Traditionally, data centers have relied on a separate stack of hardware including a layer for compute, a layer for storage, and a layer for networking – in order to function. With that comes the experts necessary to set up, maintain, and troubleshoot these complex infrastructures. A deep level of technical knowledge is necessary in order to run these technology silos. These traditional setups are still widely used, but hyper-converged systems are gaining momentum as IT decision-makers are seeing the tremendous benefit these systems can bring to their departments.
Traditional IT infrastructures are difficult to scale. Once the stacks either reach the end of their expected life-cycle or the storage layer fills up to capacity, it’s often required to perform a forklift upgrade – a rip out and replace is often the only way to upgrade. This is costly, risky, and time-consuming.
As companies grow, so does the infrastructure needed to support that growth. Data storage inevitably increases as does the need for constant availability. With the need for increased availability, comes with a decrease in tolerance for downtime. Depending on the business, the cost of downtime can monumental. Growth also means more hardware, more technical silos, and an increase in energy consumption to power and keep cool – those rows of cabinets.

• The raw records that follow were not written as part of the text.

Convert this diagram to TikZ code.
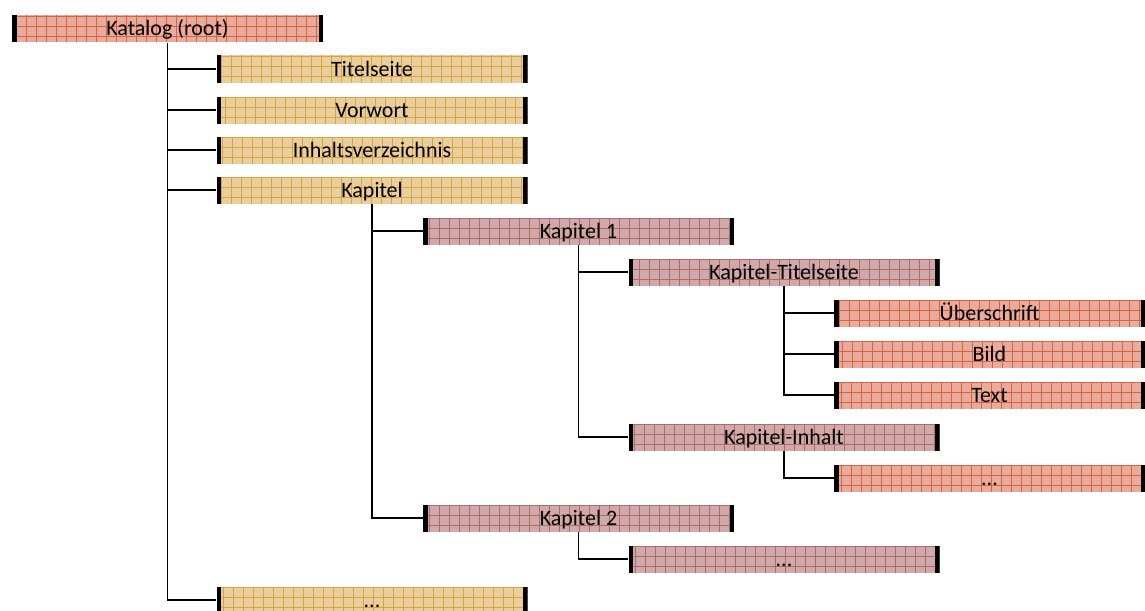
\documentclass[tikz,border=0pt]{standalone}
\usepackage{fontspec}
\setmainfont{Carlito}
\usetikzlibrary{positioning}

\definecolor{rootfill}{HTML}{E9AB9B}
\definecolor{rootgrid}{HTML}{D8643F}
\definecolor{partfill}{HTML}{EACF9D}
\definecolor{partgrid}{HTML}{D5A544}
\definecolor{chapfill}{HTML}{D1A9A9}
\definecolor{chapgrid}{HTML}{A96D6D}

\begin{document}
\begin{tikzpicture}[x=1pt,y=-1pt,thick,
  box/.style 2 args={rectangle,fill=#1,minimum width=311pt,minimum height=27pt,
    inner sep=0pt,text height=14pt,text depth=0pt,font=\fontsize{22}{24}\selectfont,
    path picture={
      \draw[#2,line width=0.6pt,step=10pt]
        (path picture bounding box.south west) grid (path picture bounding box.north east);
      \fill[black] (path picture bounding box.south west) rectangle ++(4.5pt,27pt);
      \fill[black] (path picture bounding box.south east) rectangle ++(-4.5pt,27pt);
    }},
  red node/.style={box={rootfill}{rootgrid}},
  tan node/.style={box={partfill}{partgrid}},
  mauve node/.style={box={chapfill}{chapgrid}},
  link/.style={line width=1.5pt,black}]

  \useasboundingbox (0,0) rectangle (1145,610);

  \node[red node] (root) at (167.5,29) {Katalog (root)};

  \node[tan node] (titel) at (372,69) {Titelseite};
  \node[tan node] (vorwort) at (372,110) {Vorwort};
  \node[tan node] (inhalt) at (372,150) {Inhaltsverzeichnis};
  \node[tan node] (kapitel) at (372,190) {Kapitel};
  \node[tan node] (more1) at (372,600) {...};

  \node[mauve node] (kap1) at (578.5,231) {Kapitel 1};
  \node[mauve node] (kap2) at (578.5,518) {Kapitel 2};
  \node[mauve node] (kaptitel) at (784,272) {Kapitel-Titelseite};
  \node[mauve node] (kapinhalt) at (784,437) {Kapitel-Inhalt};
  \node[mauve node] (more2) at (784,559) {...};

  \node[red node] (ueber) at (989.5,313) {Überschrift};
  \node[red node] (bild) at (989.5,354) {Bild};
  \node[red node] (text) at (989.5,395) {Text};
  \node[red node] (more3) at (989.5,478) {...};

  % tree links
  \draw[link] (root.south) |- (titel.west);
  \draw[link] (root.south) |- (vorwort.west);
  \draw[link] (root.south) |- (inhalt.west);
  \draw[link] (root.south) |- (kapitel.west);
  \draw[link] (root.south) |- (more1.west);

  \draw[link] (kapitel.south) |- (kap1.west);
  \draw[link] (kapitel.south) |- (kap2.west);

  \draw[link] (kap1.south) |- (kaptitel.west);
  \draw[link] (kap1.south) |- (kapinhalt.west);
  \draw[link] (kap2.south) |- (more2.west);

  \draw[link] (kaptitel.south) |- (ueber.west);
  \draw[link] (kaptitel.south) |- (bild.west);
  \draw[link] (kaptitel.south) |- (text.west);
  \draw[link] (kapinhalt.south) |- (more3.west);

\end{tikzpicture}
\end{document}
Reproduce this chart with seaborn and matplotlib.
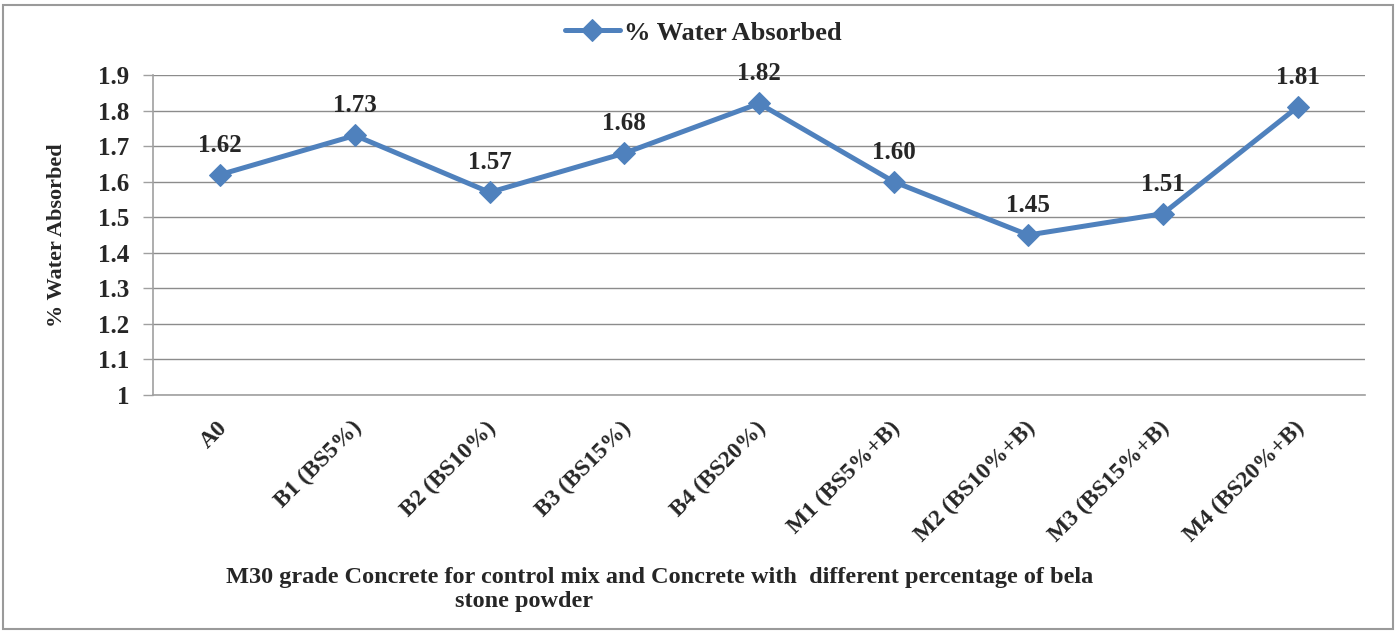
import matplotlib
matplotlib.use("Agg")
import matplotlib.pyplot as plt
import matplotlib.transforms as mtransforms
import seaborn as sns
import pandas as pd
from matplotlib.patches import Rectangle

mixes = ["A0", "B1 (BS5%)", "B2 (BS10%)", "B3 (BS15%)", "B4 (BS20%)",
         "M1 (BS5%+B)", "M2 (BS10%+B)", "M3 (BS15%+B)", "M4 (BS20%+B)"]
water_absorbed = [1.62, 1.73, 1.57, 1.68, 1.82, 1.60, 1.45, 1.51, 1.81]
y_ticks = [1, 1.1, 1.2, 1.3, 1.4, 1.5, 1.6, 1.7, 1.8, 1.9]
y_tick_labels = ["1", "1.1", "1.2", "1.3", "1.4", "1.5", "1.6", "1.7", "1.8", "1.9"]

df = pd.DataFrame({"mix": mixes, "absorbed": water_absorbed})

sns.set_style("white")
plt.rcParams["font.family"] = ["Liberation Serif", "DejaVu Serif"]
plt.rcParams["font.weight"] = "bold"

blue = "#4F81BD"
grey = "#A0A0A0"

fig = plt.figure(figsize=(13.98, 6.32), dpi=100)
ax = fig.add_axes([153 / 1398, 1 - 395 / 632, (1365 - 153) / 1398, 320 / 632])

sns.lineplot(data=df, x="mix", y="absorbed", ax=ax, color=blue, linewidth=3.6,
             marker="D", markersize=11, markeredgecolor=blue, sort=False,
             label="% Water Absorbed")

ax.set_xlim(-0.5, len(mixes) - 0.5)
ax.set_ylim(1, 1.9)
ax.set_yticks(y_ticks)
ax.set_yticklabels(y_tick_labels, fontsize=18, fontweight="bold")
ax.yaxis.grid(True, color="#8C8C8C", linewidth=1)
ax.set_axisbelow(True)

ax.set_xticks(range(len(mixes)))
ax.set_xticklabels(mixes, rotation=45, ha="right", rotation_mode="anchor",
                   fontsize=17, fontweight="bold")
ax.set_xticks([i - 0.5 for i in range(len(mixes) + 1)], minor=True)
ax.tick_params(axis="x", which="major", length=0, pad=16)
ax.tick_params(axis="x", which="minor", length=7, color=grey, width=1, direction="out")
ax.tick_params(axis="y", length=7, color=grey, width=1, direction="out", pad=10, left=True)

# nudge the rotated labels a little to the left (after tick_params, which resets transforms)
shift = mtransforms.ScaledTranslation(-4 / 100, 0, fig.dpi_scale_trans)
for lab in ax.get_xticklabels():
    lab.set_transform(lab.get_transform() + shift)

ax.set_xlabel("")
ax.set_ylabel("% Water Absorbed", fontsize=16, fontweight="bold", labelpad=22)

for s in ["top", "right"]:
    ax.spines[s].set_visible(False)
for s in ["left", "bottom"]:
    ax.spines[s].set_color(grey)
    ax.spines[s].set_linewidth(1.2)

for i, v in enumerate(water_absorbed):
    ax.annotate(f"{v:.2f}", (i, v), xytext=(0, 13), textcoords="offset points",
                ha="center", va="bottom", fontsize=18, fontweight="bold")

ax.legend(loc="center", bbox_to_anchor=(703 / 1398, 1 - 33 / 632),
          bbox_transform=fig.transFigure, frameon=False,
          prop={"family": "Liberation Serif", "weight": "bold", "size": 19},
          handlelength=2.1, handletextpad=0.15, borderaxespad=0)

fig.text(660 / 1398, 1 - 577 / 632,
         "M30 grade Concrete for control mix and Concrete with  different percentage of bela",
         ha="center", va="center", fontsize=17.5, fontweight="bold")
fig.text(524 / 1398, 1 - 601 / 632, "stone powder",
         ha="center", va="center", fontsize=17.5, fontweight="bold")

fig.patches.append(Rectangle((3 / 1398, 3 / 632), 1390 / 1398, 624 / 632,
                             transform=fig.transFigure, fill=False,
                             edgecolor="#9A9A9A", linewidth=1.5))

fig.savefig("out.png", dpi=100)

Hyper-convergence combines the layers of the traditional infrastructure into a single “box”. This has obvious benefits from a dedicated hardware perspective but also allows IT departments to utilize their resources much more efficiently. The reduction in hardware footprint means a much lower cost of ownership and much lower energy usage.
Hyper-converged infrastructures are gaining a growing presence in data centers. The cost and resource savings are impressive. Not to mention being able to set them up in a short amount of time and then manage them from a single pane of glass.